There is a standard value for g by definition, 9.80665 m / s^2 or 32.1740 ft / s^2. Wiki article:

http://en.wikipedia.org/wiki/Standard_gravity

sophiecentaur

But the measured value is different all over the World.

Nstraw

i think its the average

sophiecentaur

Of course. And it is measurably affected by the Moon and Sun - hence the tides.

rcgldr

Hmm, part of my post never made it, maybe I lost an edit update. Anyway, what is missing from my post is already mentioned in the other posts in this thread, that the sun and moon have enought effect to affect the least significant digits of the standard value. I didn't know how accurately gravity can be currently measured.

ViolentCorpse

Yes. I know of two methods that can be used to calculate g.
1) Using Newton's law of gravity and his 2nd law of motion. (I think, g calculated using this approach would be the value that it only Earth alone is responsible for producing).
2) Using a pendulum whose time period is known. (This one should automatically take into account all the other forces present )
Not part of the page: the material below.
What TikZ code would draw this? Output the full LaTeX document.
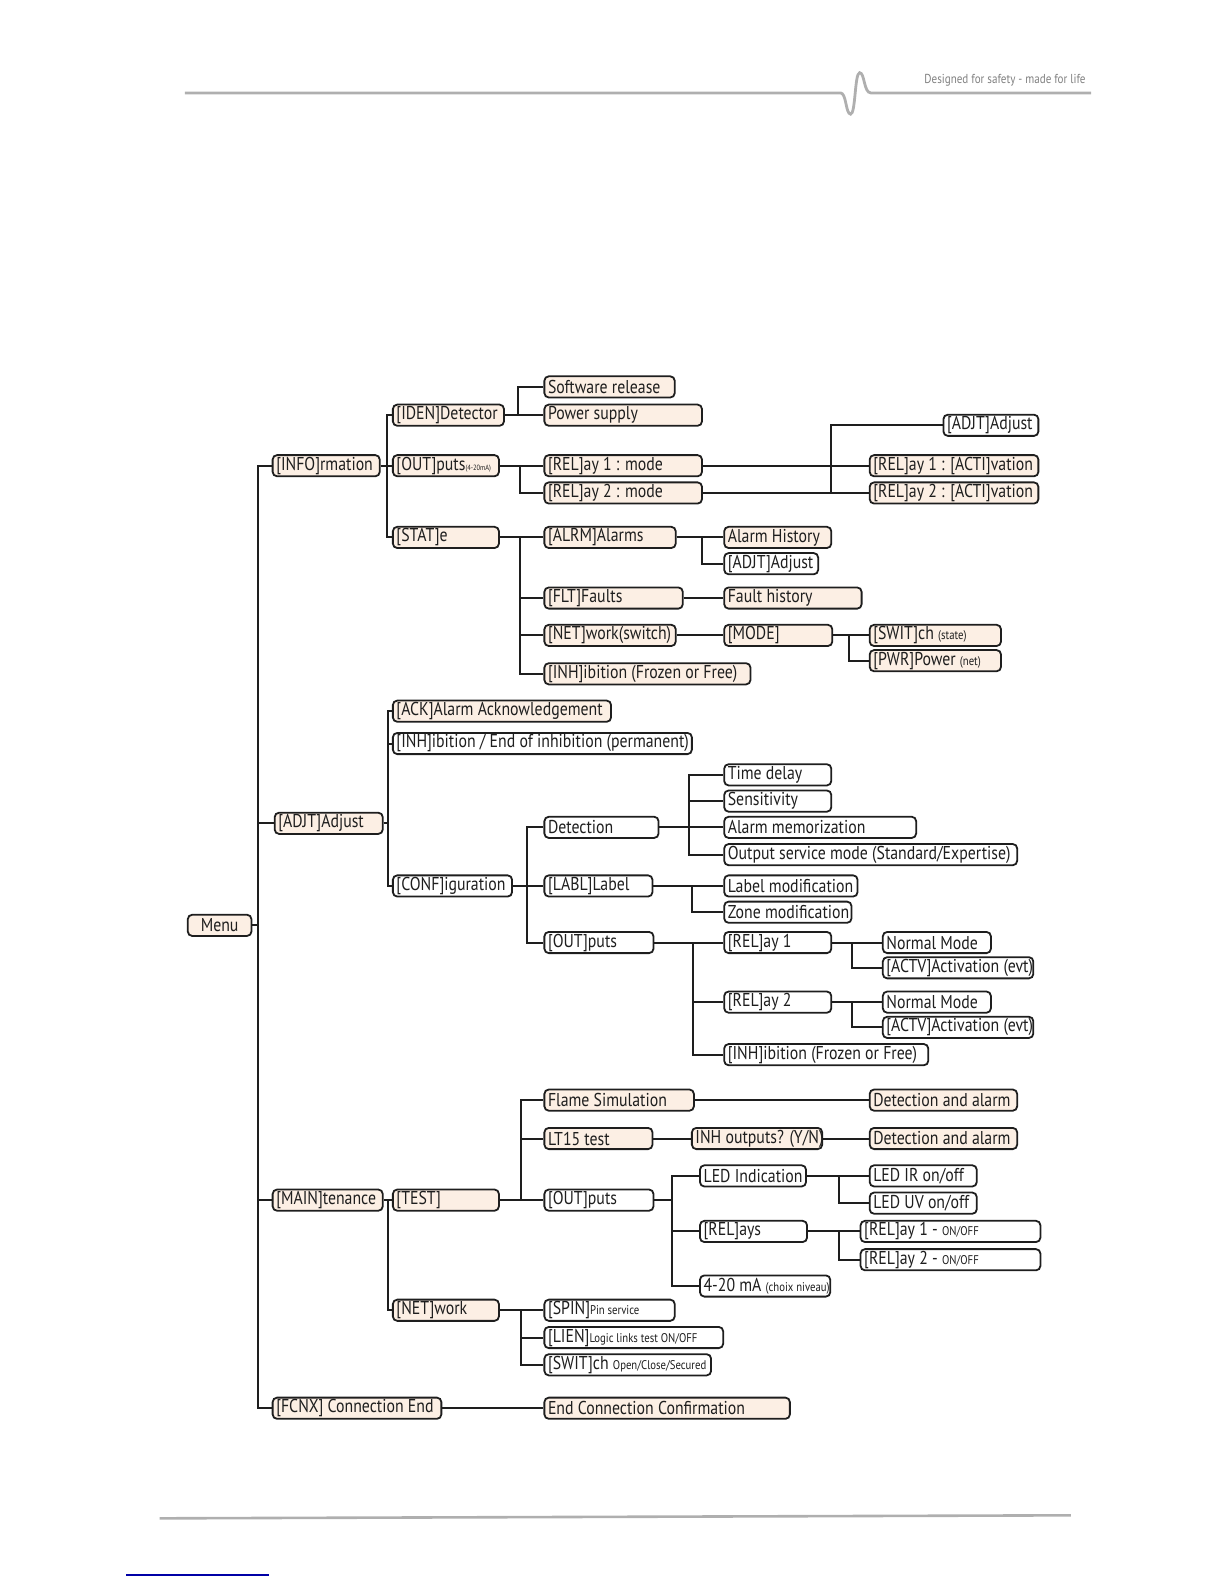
\documentclass[tikz,border=0pt]{standalone}
\usepackage{fontspec}
\setmainfont{PT Sans}[FakeStretch=0.85]
\definecolor{peach}{RGB}{252,239,228}
\definecolor{ink}{RGB}{30,30,30}
\definecolor{hdr}{RGB}{175,175,175}
\newcommand\sm[1]{{\fontsize{6.3}{6.5}\selectfont #1}}
\newcommand\tn[1]{{\fontsize{3.8}{4}\selectfont #1}}
\newcommand\ipad{1.8}
\newcommand\bx[6][wb]{%
  \pgfmathsetmacro\bw{(#4-#3)*0.50495-2*\ipad}%
  \node[#1, text width=\bw pt, anchor=west] (#2) at (#3,#5) {\mbox{\spaceskip=0pt\xspaceskip=0pt #6}};}
\newcommand\fork[3]{%
  \coordinate (br) at (#2,0);
  \foreach \c in {#3}{\draw[conn] (#1.east) -- (#1.east -| br) |- (\c.west);}}
\begin{document}
\begin{tikzpicture}[x=0.50495pt,y=-0.50495pt,
  box/.style={draw=ink, line width=0.9pt, rounded corners=2.2pt, minimum height=10.6pt,
    inner xsep=\ipad pt, inner ysep=0pt, align=left, font=\fontsize{9.3}{9.5}\selectfont, text=ink},
  wb/.style={box, fill=white},
  pb/.style={box, fill=peach},
  conn/.style={draw=ink, line width=1pt}]
\path[use as bounding box] (0,0) rectangle (1212,1568);
% header & footer
\draw[hdr, line width=1.4pt] (183,92) -- (832,92) .. controls (838,92) and (837,113) .. (842,113)
  .. controls (847,113) and (846,72) .. (851,72) .. controls (856,72) and (855,92) .. (862,92) -- (1080,92);
\node[anchor=east, text=gray, font=\fontsize{6.5}{7}\selectfont, inner sep=0pt] (tag) at (1075,79) {Designed for safety - made for life};
\draw[hdr, line width=1.3pt] (158,1503) -- (1060,1500);
\draw[blue!65!black, line width=0.7pt] (125,1559) -- (266,1559);
% level 0/1
\node[pb, minimum width=63*0.50495pt, anchor=west, align=center] (menu) at (185,916) {Menu};
\bx[pb]{info}{269}{375}{461}{[INFO]rmation}
\bx[pb]{adjt}{271}{378}{815}{[ADJT]Adjust}
\bx[pb]{main}{269}{378}{1188}{[MAIN]tenance}
\bx[pb]{fcnx}{269}{436}{1394}{[FCNX] Connection End}
% information
\bx[pb]{iden}{388}{498}{411}{[IDEN]Detector}
\bx[pb]{outi}{388}{493}{461}{[OUT]puts\tn{(4-20mA)}}
\bx[pb]{stat}{388}{493}{532}{[STAT]e}
\bx[pb]{soft}{538}{667}{383}{Software release}
\bx[pb]{power}{538}{694}{411}{Power supply}
\bx[pb]{r1m}{538}{694}{461}{[REL]ay 1 : mode}
\bx[pb]{r2m}{538}{694}{488}{[REL]ay 2 : mode}
\bx[wb]{adjtA}{933}{1027}{421}{[ADJT]Adjust}
\bx[pb]{r1a}{860}{1027}{461}{[REL]ay 1 : [ACTI]vation}
\bx[pb]{r2a}{860}{1027}{488}{[REL]ay 2 : [ACTI]vation}
\bx[pb]{alrm}{538}{668}{532}{[ALRM]Alarms}
\bx[pb]{flt}{538}{675}{592}{[FLT]Faults}
\bx[pb]{netsw}{538}{668}{629}{[NET]work(switch)}
\bx[pb]{inhs}{538}{742}{667}{[INH]ibition (Frozen or Free)}
\bx[pb]{ahist}{716}{822}{532}{Alarm History}
\bx[wb]{adjtB}{716}{809}{558}{[ADJT]Adjust}
\bx[pb]{fhist}{716}{852}{592}{Fault history}
\bx[pb]{mode}{716}{823}{629}{[MODE]}
\bx[pb]{swit}{860}{990}{629}{[SWIT]ch \sm{(state)}}
\bx[pb]{pwr}{860}{990}{654}{[PWR]Power \sm{(net)}}
% adjust
\bx[pb]{ack}{388}{604}{704}{[ACK]Alarm Acknowledgement}
\bx[wb]{inhp}{388}{684}{736}{[INH]ibition / End of inhibition (permanent)}
\bx[wb]{conf}{388}{506}{877}{[CONF]iguration}
\bx[wb]{det}{538}{651}{819}{Detection}
\bx[wb]{labl}{538}{645}{877}{[LABL]Label}
\bx[wb]{outc}{538}{646}{933}{[OUT]puts}
\bx[wb]{tdel}{716}{822}{767}{Time delay}
\bx[wb]{sens}{716}{822}{793}{Sensitivity}
\bx[wb]{amem}{716}{906}{819}{Alarm memorization}
\bx[wb]{osm}{716}{1006}{846}{Output service mode (Standard/Expertise)}
\bx[wb]{lmod}{716}{848}{877}{Label modification}
\bx[wb]{zmod}{716}{842}{903}{Zone modification}
\bx[wb]{rel1}{716}{822}{933}{[REL]ay 1}
\bx[wb]{rel2}{716}{822}{992}{[REL]ay 2}
\bx[wb]{inhc}{716}{918}{1044}{[INH]ibition (Frozen or Free)}
\bx[wb]{nm1}{873}{980}{933}{Normal Mode}
\bx[wb]{act1}{873}{1022}{958}{[ACTV]Activation (evt)}
\bx[wb]{nm2}{873}{980}{992}{Normal Mode}
\bx[wb]{act2}{873}{1022}{1017}{[ACTV]Activation (evt)}
% maintenance
\bx[pb]{test}{388}{493}{1188}{[TEST]}
\bx[pb]{netw}{388}{493}{1297}{[NET]work}
\bx[pb]{flame}{538}{686}{1089}{Flame Simulation}
\bx[pb]{lt15}{538}{645}{1127}{LT15 test}
\bx[wb]{outm}{538}{646}{1188}{[OUT]puts}
\bx[pb]{det1}{860}{1006}{1089}{Detection and alarm}
\bx[pb]{inho}{684}{813}{1127}{INH outputs? (Y/N)}
\bx[pb]{det2}{860}{1006}{1127}{Detection and alarm}
\bx[wb]{led}{692}{797}{1164}{LED Indication}
\bx[wb]{rels}{692}{798}{1219}{[REL]ays}
\bx[wb]{ma}{692}{821}{1273}{4-20 mA \sm{(choix niveau)}}
\bx[wb]{ledir}{860}{966}{1164}{LED IR on/off}
\bx[wb]{leduv}{860}{966}{1191}{LED UV on/off}
\bx[wb]{rl1}{851}{1029}{1219}{[REL]ay 1 - \sm{ON/OFF}}
\bx[wb]{rl2}{851}{1029}{1247}{[REL]ay 2 - \sm{ON/OFF}}
\bx[wb]{spin}{538}{667}{1297}{[SPIN]\sm{Pin service}}
\bx[wb]{lien}{538}{715}{1324}{[LIEN]\sm{Logic links test ON/OFF}}
\bx[wb]{switn}{538}{703}{1351}{[SWIT]ch \sm{Open/Close/Secured}}
\bx[pb]{endc}{538}{781}{1394}{End Connection Confirmation}
% connectors
\fork{menu}{255}{info,adjt,main,fcnx}
\fork{info}{383}{iden,outi,stat}
\fork{iden}{513}{soft,power}
\fork{outi}{515}{r1m,r2m}
\draw[conn] (r1m.east) -- (r1a.west);
\draw[conn] (r2m.east) -- (r2a.west);
\coordinate (brA) at (823,0);
\draw[conn] (r2m.east -| brA) |- (adjtA.west);
\fork{stat}{515}{alrm,flt,netsw,inhs}
\fork{alrm}{695}{ahist,adjtB}
\draw[conn] (flt.east) -- (fhist.west);
\draw[conn] (netsw.east) -- (mode.west);
\fork{mode}{840}{swit,pwr}
\fork{adjt}{384}{ack,inhp,conf}
\fork{conf}{522}{det,labl,outc}
\fork{det}{682}{tdel,sens,amem,osm}
\fork{labl}{685}{lmod,zmod}
\fork{outc}{686}{rel1,rel2,inhc}
\fork{rel1}{843}{nm1,act1}
\fork{rel2}{843}{nm2,act2}
\fork{main}{384}{test,netw}
\fork{test}{516}{flame,lt15,outm}
\draw[conn] (flame.east) -- (det1.west);
\draw[conn] (lt15.east) -- (inho.west);
\draw[conn] (inho.east) -- (det2.west);
\fork{outm}{665}{led,rels,ma}
\fork{led}{831}{ledir,leduv}
\fork{rels}{831}{rl1,rl2}
\fork{netw}{516}{spin,lien,switn}
\draw[conn] (fcnx.east) -- (endc.west);
\end{tikzpicture}
\end{document}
I did perform those experiments in school, but I wasn't enough interested back then to check how well the two techniques agree with each other.

Thanks for your answers everyone! You guys are awesome! (and that was a very informative post mfb. Thanks!)

D H

No, they don't. The least significant digit in the defined value of g₀ is a muliplier of 10^-5 m/s². The largest of the third body effects come from the moon, and even that is very small. The moon decreases g by about 10^-6 m/s² when the moon is directly overhead or underfoot, increases g by about half that amount when the moon is directly on the horizon. This is an order of magnitude smaller than the least significant digit in g₀.


Some very sensitive gravimeters can tell when the roof of the building they are housed in has been cleared of snow.

jbriggs444

Hmm. Second law is often expressed as f = ma and you're trying to derive the g in f = mg. A little algebra and that gives... g = a

So the experiment is to drop a lead weight and see how long it takes to fall a measured distance? Or to see how fast it is falling after a measured time?

No, such a measurement is not dependent entirely on the gravity from the mass of the Earth. It would also depend on the motion of the Earth and on the gravity from the Sun, Moon and planets. The contribution from the rotation of the Earth is typically far more significant than the contribution from the tidal force of the Moon.

Pythagorean

Tidal forces wouldn't affect a point particle, it's the differential force across the earth that causes tides. Otherwise the sun would be our tidal driver.

sophiecentaur

If the Sun were not a contributor to tides, there would be no spring and neap tides.

Vaxx

Velocity doesn't affect acceleration to the center of the earth. A bullet fired out of a gun and a mass dropped at the same time will hit the ground at the same time.

The planets would have very little effect, but the Sun and Moon do, hence tides and King tides

To the original question, the experiment would have been done countless times over years so you would assume that the value would be an average. To calculate the real force, you can mathematically factor in all the planets to give you a true value for that present moment.

D H

sophiecentaur, you misunderstood Pythagorean's point. The Sun does contribute to the tides, but it is not the dominant effect (the driver). The Moon is the driver. The gravitational acceleration at a point on the Earth's surface toward the Sun is over 170 times the gravitational acceleration toward the Moon. This would not only make the Sun the driver, it would make the Sun essentially the only body of concern.

This isn't the right metric, however. The tidal force caused by some body is the difference between the gravitational accelerations toward that body at the surface and center of the Earth. This makes the contributions from the Sun a bit less than half of those from the Moon.